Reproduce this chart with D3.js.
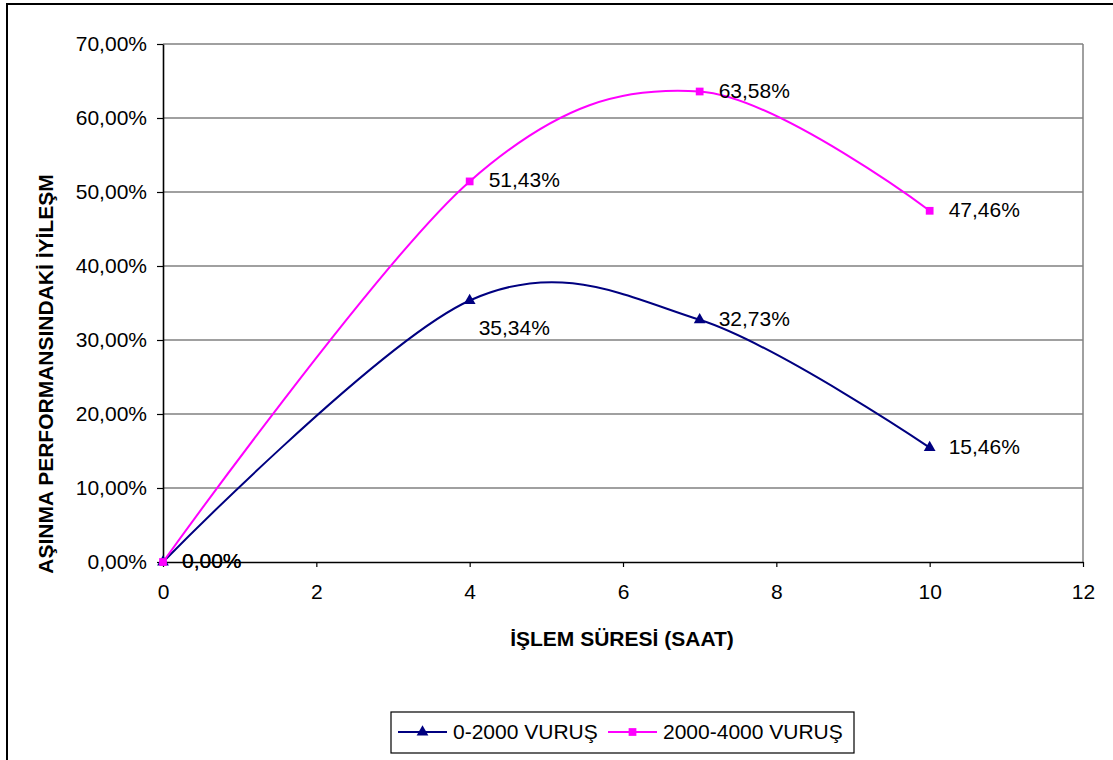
<!DOCTYPE html>
<html>
<head>
<meta charset="utf-8">
<script src="https://cdn.jsdelivr.net/npm/d3@7"></script>
<style>
  html, body { margin: 0; padding: 0; background: #fff; }
  svg { display: block; font-family: "Liberation Sans", Arial, sans-serif; }
</style>
</head>
<body>
<svg id="chart" width="1113" height="760"></svg>
<script>
// Measurement hours and wear-performance improvement (%)
const hours = [0, 4, 7, 10];
const series1Name = "0-2000 VURUŞ";
const series1Values = [0, 35.34, 32.73, 15.46];
const series2Name = "2000-4000 VURUŞ";
const series2Values = [0, 51.43, 63.58, 47.46];
const xTicks = [0, 2, 4, 6, 8, 10, 12];
const yTicks = [0, 10, 20, 30, 40, 50, 60, 70];
const xTitle = "İŞLEM SÜRESİ (SAAT)";
const yTitle = "AŞINMA PERFORMANSINDAKİ İYİLEŞM";

const svg = d3.select("#chart");
const W = 1113, H = 760;
const plot = { left: 163, right: 1083, top: 44, bottom: 562 };

const fmtPct = v => v.toFixed(2).replace(".", ",") + "%";

// Outer chart frame (continues past the visible window)
svg.append("rect")
  .attr("x", 7).attr("y", 4)
  .attr("width", W + 20).attr("height", H + 20)
  .attr("fill", "#fff").attr("stroke", "#000").attr("stroke-width", 2);

const x = d3.scaleLinear().domain([0, 12]).range([plot.left, plot.right]);
const y = d3.scaleLinear().domain([0, 70]).range([plot.bottom, plot.top]);

// Horizontal gridlines
svg.append("g")
  .selectAll("line")
  .data(yTicks.filter(t => t > 0))
  .join("line")
  .attr("x1", plot.left).attr("x2", plot.right)
  .attr("y1", d => y(d)).attr("y2", d => y(d))
  .attr("stroke", "#808080").attr("stroke-width", 1.3);

// Right border of the plot area
svg.append("line")
  .attr("x1", plot.right).attr("x2", plot.right)
  .attr("y1", plot.top).attr("y2", plot.bottom)
  .attr("stroke", "#808080").attr("stroke-width", 1.5);

// Y axis
const yAxis = svg.append("g")
  .attr("transform", `translate(${plot.left},0)`)
  .call(d3.axisLeft(y).tickValues(yTicks).tickFormat(d => fmtPct(d))
    .tickSize(6).tickSizeOuter(0).tickPadding(10));

// X axis
const xAxis = svg.append("g")
  .attr("transform", `translate(0,${plot.bottom})`)
  .call(d3.axisBottom(x).tickValues(xTicks).tickFormat(d3.format("d"))
    .tickSize(5).tickSizeOuter(0).tickPadding(17));

[yAxis, xAxis].forEach(g => {
  g.select(".domain").attr("stroke", "#000").attr("stroke-width", 1.6);
  g.selectAll(".tick line").attr("stroke", "#000").attr("stroke-width", 1.2);
  g.selectAll(".tick text")
    .attr("fill", "#000")
    .style("font-family", "'Liberation Sans', Arial, sans-serif")
    .style("font-size", "21px");
});

// Axis titles
svg.append("text")
  .attr("x", (plot.left + plot.right) / 2 - 1)
  .attr("y", 646)
  .attr("text-anchor", "middle")
  .style("font-size", "21px").style("font-weight", "bold")
  .text(xTitle);

svg.append("text")
  .attr("transform", "translate(53,374) rotate(-90)")
  .attr("text-anchor", "middle")
  .style("font-size", "21px").style("font-weight", "bold")
  .text(yTitle);

// Smoothed series lines
const line = d3.line()
  .x(d => x(d[0]))
  .y(d => y(d[1]))
  .curve(d3.curveCardinal.tension(0));

const series = [
  { name: series1Name, values: series1Values, color: "#000080", symbol: d3.symbolTriangle, size: 60 },
  { name: series2Name, values: series2Values, color: "#FF00FF", symbol: d3.symbolSquare, size: 60 }
];

series.forEach(s => {
  const pts = hours.map((h, i) => [h, s.values[i]]);
  svg.append("path")
    .datum(pts)
    .attr("fill", "none")
    .attr("stroke", s.color)
    .attr("stroke-width", 2)
    .attr("d", line);
});

// Markers drawn above both lines
series.forEach(s => {
  const pts = hours.map((h, i) => [h, s.values[i]]);
  svg.append("g")
    .selectAll("path")
    .data(pts)
    .join("path")
    .attr("transform", d => `translate(${x(d[0])},${y(d[1])})`)
    .attr("d", d3.symbol().type(s.symbol).size(s.size))
    .attr("fill", s.color);
});

// Value labels: default to the right of the point, one sits below its marker
const labelOffset = (seriesIdx, i) => {
  if (seriesIdx === 0 && i === 1) return [9, 35];
  return [19, 6];
};
series.forEach((s, si) => {
  svg.append("g")
    .selectAll("text")
    .data(hours.map((h, i) => [h, s.values[i], i]))
    .join("text")
    .attr("x", d => x(d[0]) + labelOffset(si, d[2])[0])
    .attr("y", d => y(d[1]) + labelOffset(si, d[2])[1])
    .style("font-size", "21px")
    .attr("fill", "#000")
    .text(d => fmtPct(d[1]));
});

// Legend
const legend = svg.append("g");
legend.append("rect")
  .attr("x", 391).attr("y", 712).attr("width", 463).attr("height", 41)
  .attr("fill", "#fff").attr("stroke", "#000").attr("stroke-width", 1.2);

const legendItems = [
  { s: series[0], x0: 398, tx: 453 },
  { s: series[1], x0: 608, tx: 663 }
];
legendItems.forEach(it => {
  legend.append("line")
    .attr("x1", it.x0).attr("x2", it.x0 + 49)
    .attr("y1", 732).attr("y2", 732)
    .attr("stroke", it.s.color).attr("stroke-width", 2);
  legend.append("path")
    .attr("transform", `translate(${it.x0 + 24.5},732)`)
    .attr("d", d3.symbol().type(it.s.symbol).size(it.s.size))
    .attr("fill", it.s.color);
  legend.append("text")
    .attr("x", it.tx).attr("y", 739)
    .style("font-size", "21px")
    .attr("fill", "#000")
    .text(it.s.name);
});
</script>
</body>
</html>
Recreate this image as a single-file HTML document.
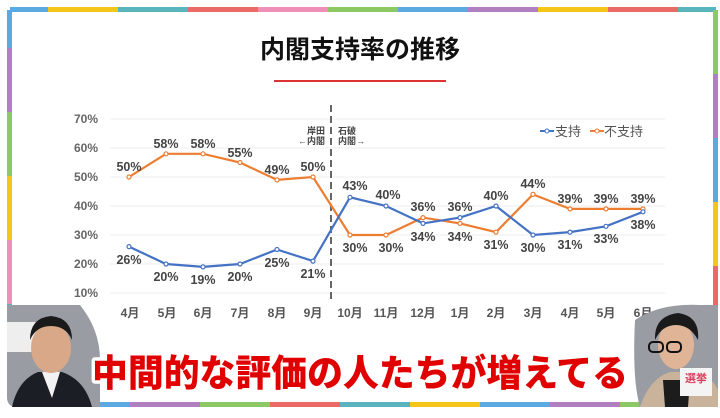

Required task:
Do not copy the pictures, but repeat every line exactly.

In response:
Reproduce this chart with D3.js.
<!DOCTYPE html>
<html>
<head>
<meta charset="utf-8">
<script src="https://cdn.jsdelivr.net/npm/d3@7"></script>
<style>
  html, body { margin: 0; padding: 0; background: #fff; }
  svg { display: block; font-family: "Liberation Sans", Arial, sans-serif; }
</style>
</head>
<body>
<svg id="chart" width="1113" height="760"></svg>
<script>
// Measurement hours and wear-performance improvement (%)
const hours = [0, 4, 7, 10];
const series1Name = "0-2000 VURUŞ";
const series1Values = [0, 35.34, 32.73, 15.46];
const series2Name = "2000-4000 VURUŞ";
const series2Values = [0, 51.43, 63.58, 47.46];
const xTicks = [0, 2, 4, 6, 8, 10, 12];
const yTicks = [0, 10, 20, 30, 40, 50, 60, 70];
const xTitle = "İŞLEM SÜRESİ (SAAT)";
const yTitle = "AŞINMA PERFORMANSINDAKİ İYİLEŞM";

const svg = d3.select("#chart");
const W = 1113, H = 760;
const plot = { left: 163, right: 1083, top: 44, bottom: 562 };

const fmtPct = v => v.toFixed(2).replace(".", ",") + "%";

// Outer chart frame (continues past the visible window)
svg.append("rect")
  .attr("x", 7).attr("y", 4)
  .attr("width", W + 20).attr("height", H + 20)
  .attr("fill", "#fff").attr("stroke", "#000").attr("stroke-width", 2);

const x = d3.scaleLinear().domain([0, 12]).range([plot.left, plot.right]);
const y = d3.scaleLinear().domain([0, 70]).range([plot.bottom, plot.top]);

// Horizontal gridlines
svg.append("g")
  .selectAll("line")
  .data(yTicks.filter(t => t > 0))
  .join("line")
  .attr("x1", plot.left).attr("x2", plot.right)
  .attr("y1", d => y(d)).attr("y2", d => y(d))
  .attr("stroke", "#808080").attr("stroke-width", 1.3);

// Right border of the plot area
svg.append("line")
  .attr("x1", plot.right).attr("x2", plot.right)
  .attr("y1", plot.top).attr("y2", plot.bottom)
  .attr("stroke", "#808080").attr("stroke-width", 1.5);

// Y axis
const yAxis = svg.append("g")
  .attr("transform", `translate(${plot.left},0)`)
  .call(d3.axisLeft(y).tickValues(yTicks).tickFormat(d => fmtPct(d))
    .tickSize(6).tickSizeOuter(0).tickPadding(10));

// X axis
const xAxis = svg.append("g")
  .attr("transform", `translate(0,${plot.bottom})`)
  .call(d3.axisBottom(x).tickValues(xTicks).tickFormat(d3.format("d"))
    .tickSize(5).tickSizeOuter(0).tickPadding(17));

[yAxis, xAxis].forEach(g => {
  g.select(".domain").attr("stroke", "#000").attr("stroke-width", 1.6);
  g.selectAll(".tick line").attr("stroke", "#000").attr("stroke-width", 1.2);
  g.selectAll(".tick text")
    .attr("fill", "#000")
    .style("font-family", "'Liberation Sans', Arial, sans-serif")
    .style("font-size", "21px");
});

// Axis titles
svg.append("text")
  .attr("x", (plot.left + plot.right) / 2 - 1)
  .attr("y", 646)
  .attr("text-anchor", "middle")
  .style("font-size", "21px").style("font-weight", "bold")
  .text(xTitle);

svg.append("text")
  .attr("transform", "translate(53,374) rotate(-90)")
  .attr("text-anchor", "middle")
  .style("font-size", "21px").style("font-weight", "bold")
  .text(yTitle);

// Smoothed series lines
const line = d3.line()
  .x(d => x(d[0]))
  .y(d => y(d[1]))
  .curve(d3.curveCardinal.tension(0));

const series = [
  { name: series1Name, values: series1Values, color: "#000080", symbol: d3.symbolTriangle, size: 60 },
  { name: series2Name, values: series2Values, color: "#FF00FF", symbol: d3.symbolSquare, size: 60 }
];

series.forEach(s => {
  const pts = hours.map((h, i) => [h, s.values[i]]);
  svg.append("path")
    .datum(pts)
    .attr("fill", "none")
    .attr("stroke", s.color)
    .attr("stroke-width", 2)
    .attr("d", line);
});

// Markers drawn above both lines
series.forEach(s => {
  const pts = hours.map((h, i) => [h, s.values[i]]);
  svg.append("g")
    .selectAll("path")
    .data(pts)
    .join("path")
    .attr("transform", d => `translate(${x(d[0])},${y(d[1])})`)
    .attr("d", d3.symbol().type(s.symbol).size(s.size))
    .attr("fill", s.color);
});

// Value labels: default to the right of the point, one sits below its marker
const labelOffset = (seriesIdx, i) => {
  if (seriesIdx === 0 && i === 1) return [9, 35];
  return [19, 6];
};
series.forEach((s, si) => {
  svg.append("g")
    .selectAll("text")
    .data(hours.map((h, i) => [h, s.values[i], i]))
    .join("text")
    .attr("x", d => x(d[0]) + labelOffset(si, d[2])[0])
    .attr("y", d => y(d[1]) + labelOffset(si, d[2])[1])
    .style("font-size", "21px")
    .attr("fill", "#000")
    .text(d => fmtPct(d[1]));
});

// Legend
const legend = svg.append("g");
legend.append("rect")
  .attr("x", 391).attr("y", 712).attr("width", 463).attr("height", 41)
  .attr("fill", "#fff").attr("stroke", "#000").attr("stroke-width", 1.2);

const legendItems = [
  { s: series[0], x0: 398, tx: 453 },
  { s: series[1], x0: 608, tx: 663 }
];
legendItems.forEach(it => {
  legend.append("line")
    .attr("x1", it.x0).attr("x2", it.x0 + 49)
    .attr("y1", 732).attr("y2", 732)
    .attr("stroke", it.s.color).attr("stroke-width", 2);
  legend.append("path")
    .attr("transform", `translate(${it.x0 + 24.5},732)`)
    .attr("d", d3.symbol().type(it.s.symbol).size(it.s.size))
    .attr("fill", it.s.color);
  legend.append("text")
    .attr("x", it.tx).attr("y", 739)
    .style("font-size", "21px")
    .attr("fill", "#000")
    .text(it.s.name);
});
</script>
</body>
</html>
Recreate this image as a single-file HTML document.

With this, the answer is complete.